Keira focused on the quaint shops lining Truckee's touristy downtown.
“You were five years old?” Luke said.
“Yes.”
“And your mother left you alone? With nothing to eat?”
She rubbed her eyes. “Yes.”
From the corner of her eye, she saw Luke's hand squeeze the steering wheel. “So, what Dargan said, about the death certificate, the proof... About Cash not actually dying in the fire . . . ?”
“It's true. I never had any proof. By the time I was old enough to understand that things hadn't been followed up, I didn't see a point in asking for proof. I believed he was dead. I couldn't imagine why anyone would lie. Why he would fake it. The possibility never entered my mind. All it would have done was force me to relive the terror. I just wanted to move on. To find purpose. To do something with my life that up until that point had seemed so pointless.
“Where has he been for twenty-five years? Why didn't he come find me? Why didn't he tell me he was alive?” She turned a burning gaze on Luke. “I've spent my whole damned life believing I was responsible for his death. Do you have any idea how much . . . how much . . . ?”
“Trauma . . . ?” Luke supplied.
The memory of his sister's suicide and the guilt he'd self-inflicted over not seeing her troubles took the heat out of Keira's anger. They'd both suffered in such similar ways over the course of their lives. How could she turn out so screwed up and he turn out so . . . damn perfect?
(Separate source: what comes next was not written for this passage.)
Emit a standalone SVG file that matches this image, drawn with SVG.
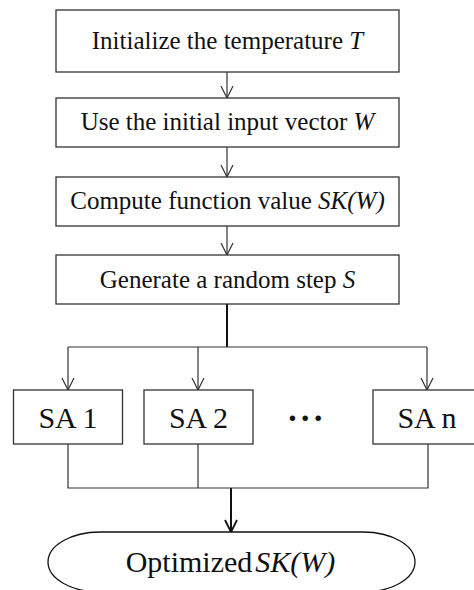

“Hardly perfect.” He shot her a quirky grin. “I'm pretty sure you were screaming about that yesterday at the airport. And I had a complete
Leave It to Beaver
childhood. Don't keep beating yourself up over things you can't control.”
“I was not screaming. I don't scream.”
Luke laughed, low and throaty, rubbed a hand over his mouth, and slid a hot look her way. “Uh, yeah, baby. You do.”
“Shut up.” Heat infused her face. She smacked his arm. “And she said he worked for them. Does that mean he's involved in all this? That he knows what I—what we've—gone through, yet
allowed
it?”
“She also said his ‘usefulness is coming to an end' and talked about ‘releasing him' or ‘terminating him.' Mateo told us his father was ‘trying to get free.' That doesn't sound like employment to me. It sounds like incarceration. Consider the source.” He pushed the photo toward her. “Wouldn't you rather trust your own information?”
She looked at the picture of her brother, alive and well. Pain swelled in her chest until she was sure she would crack. She needed a break before she tried to read that photo again.
“I need to call Angus.” She reached for his phone on the dash. “Can I use your phone?”
He nodded and she dialed her boss's cell.
“Special Agent West,” he answered.
His familiar voice lit off fireworks of emotion. She really liked Angus. Enjoyed working with and for him. And the thought that he was one of
them
turned her inside out.
“Hey, Angus—” She cleared her throat, trying to sound . . . normal, although she didn't know what normal was anymore. “It's Keira.”
An extended silence followed. Sickness rolled in her belly as she tried to hold on to denial.
“Well.” His voice was tight. Curt. “You sure made a mess of things, didn't you?”
Ah, damn.
Disillusionment stung deep.
“Sir?” She'd play dumb as far as it would take her.